As we make our way back to 1202 S. Patton..I am thinking. How can I get that feeling back? So I go searching in the basement. I don’t know what I am exactly looking for, but finding old pieces of Mom makes me feel better. I pick through a couple shoe boxes where I stumble upon an envelope.envelope-for-mom

Why did I write to Mom in New Hampshire? I think as I take the card from the envelope. I stand there in the basement play room and read. I read the card a couple times. I am taken by the last line of the card. I bolt upstairs. I find dad at the kitchen table, cursing his pile of paper; while searching for his glasses.

I hand the card to Dad.

“Just read it,” I say.

An excerpt from her 60th birthday reads:

I cherish your friendship, I wonder at your selflessness and am moved by your commitment to our family. Thank you for being a wonderful example of a mother. I look forward to the years to come. I only hope I can show you the care and nurturing that you have shown me. 
I love you,
Jodi

Dad closes the card.

“Well, you are sure doing that now, kid. Caring for her now. Jesus. It’s unbelievable,” he shakes his head.

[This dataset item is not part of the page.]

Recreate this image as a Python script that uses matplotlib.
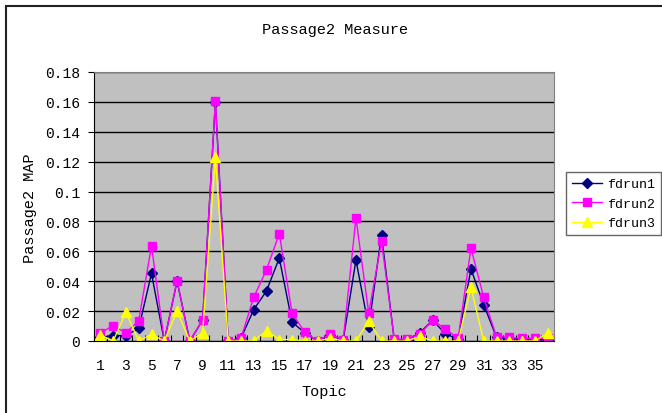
import matplotlib
matplotlib.use("Agg")
import matplotlib.pyplot as plt
from matplotlib.patches import Rectangle
import numpy as np

topics = np.arange(1, 37)

# MAP je Topic, drei Läufe
fdrun1 = [0.0025, 0.0036, 0.0036, 0.0085, 0.0453, 0.0, 0.0400, 0.0, 0.0140, 0.1600,
          0.0, 0.0018, 0.0210, 0.0335, 0.0555, 0.0127, 0.0054, 0.0, 0.0040, 0.0005,
          0.0542, 0.0092, 0.0711, 0.0005, 0.0005, 0.0054, 0.0140, 0.0047, 0.0013, 0.0482,
          0.0243, 0.0025, 0.0013, 0.0013, 0.0013, 0.0005]
fdrun2 = [0.0054, 0.0103, 0.0054, 0.0136, 0.0638, 0.0, 0.0404, 0.0, 0.0140, 0.1608,
          0.0, 0.0018, 0.0292, 0.0477, 0.0718, 0.0187, 0.0058, 0.0, 0.0047, 0.0005,
          0.0823, 0.0187, 0.0667, 0.0013, 0.0013, 0.0045, 0.0140, 0.0080, 0.0018, 0.0622,
          0.0292, 0.0029, 0.0025, 0.0018, 0.0018, 0.0018]
fdrun3 = [0.0040, 0.0, 0.0192, 0.0, 0.0045, 0.0, 0.0199, 0.0, 0.0054, 0.1229,
          0.0, 0.0, 0.0, 0.0069, 0.0010, 0.0010, 0.0, 0.0, 0.0018, 0.0,
          0.0, 0.0132, 0.0, 0.0, 0.0, 0.0031, 0.0, 0.0, 0.0, 0.0359,
          0.0, 0.0, 0.0, 0.0, 0.0, 0.0054]

ytick_werte = [0, 0.02, 0.04, 0.06, 0.08, 0.1, 0.12, 0.14, 0.16, 0.18]
ytick_texte = ["0", "0.02", "0.04", "0.06", "0.08", "0.1", "0.12", "0.14", "0.16", "0.18"]

schrift = "Liberation Mono"
plt.rcParams['font.family'] = [schrift, 'DejaVu Sans']

W, H = 662, 414
fig = plt.figure(figsize=(W / 100, H / 100), dpi=100)

# Rahmen um das ganze Diagramm
fig.patches.append(Rectangle((6 / W, -0.05), 1.1, 1 - 7 / H + 0.05, transform=fig.transFigure,
                             fill=False, edgecolor='#222222', linewidth=1.5))

ax = fig.add_axes([94 / W, 1 - 342 / H, 460 / W, 269 / H])
ax.set_facecolor('#C0C0C0')

ax.plot(topics, fdrun1, color='#000080', marker='D', markersize=5, linewidth=1.0, label='fdrun1')
ax.plot(topics, fdrun2, color='#FF00FF', marker='s', markersize=5.5, linewidth=1.0, label='fdrun2')
ax.plot(topics, fdrun3, color='#FFFF00', marker='^', markersize=6.5, linewidth=1.0, label='fdrun3')

ax.set_xlim(0.5, 36.5)
ax.set_ylim(0, 0.18)
ax.set_yticks(ytick_werte)
ax.set_yticklabels(ytick_texte)
ax.yaxis.grid(True, color='black', linewidth=1.0)
ax.set_axisbelow(True)

# Striche zwischen den Kategorien, Beschriftung jede zweite
ax.set_xticks(np.arange(0.5, 37, 1.0))
ax.set_xticklabels([])
ax.set_xticks(topics[::2], minor=True)
ax.set_xticklabels([str(t) for t in topics[::2]], minor=True)
ax.tick_params(axis='x', which='major', direction='in', length=4, color='black')
ax.tick_params(axis='x', which='minor', length=0, pad=12, labelsize=10.5)
ax.tick_params(axis='y', direction='out', length=4, labelsize=10.5, pad=6)

for s in ['top', 'right']:
    ax.spines[s].set_color('#808080')
for s in ['left', 'bottom']:
    ax.spines[s].set_color('black')

fig.text(335 / W, 1 - 30 / H, 'Passage2 Measure', ha='center', va='center', fontsize=11)
fig.text(30 / W, 1 - 208 / H, 'Passage2 MAP', ha='center', va='center', rotation=90, fontsize=11)
fig.text(324 / W, 1 - 392 / H, 'Topic', ha='center', va='center', fontsize=11)

leg = fig.legend(loc='upper left', bbox_to_anchor=(566 / W, 1 - 173 / H), fontsize=9.5,
                 frameon=True, fancybox=False, shadow=False, borderpad=0.45,
                 handlelength=2.3, handletextpad=0.35, labelspacing=0.55, borderaxespad=0)
leg.get_frame().set_edgecolor('#404040')
leg.get_frame().set_linewidth(1.0)

fig.savefig('out.png', dpi=100)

“Fuck, it’s like I knew even then. It’s such bullshit, you know?”

“You better keep this card, Jod. To remember,” Dad hands the card back to me.

We often joke about how Mom might think she’s at a restaurant, a variety of her children, the waitresses and waiters giving her milk, a cookie, peanut butter and jelly sandwiches as she sits unexpectedly on the couch.

Then, though I think about how the simple act of serving our mother allows each of us to feel some sort of connection and closeness that has long since passed. In small acts, we are repaying the unconditional love and care she gave all of us for so many years.

On this, you’re 77th year, Rosie Sebastian Arndt know you have so many who continue to love and care for you. Love you, Mom.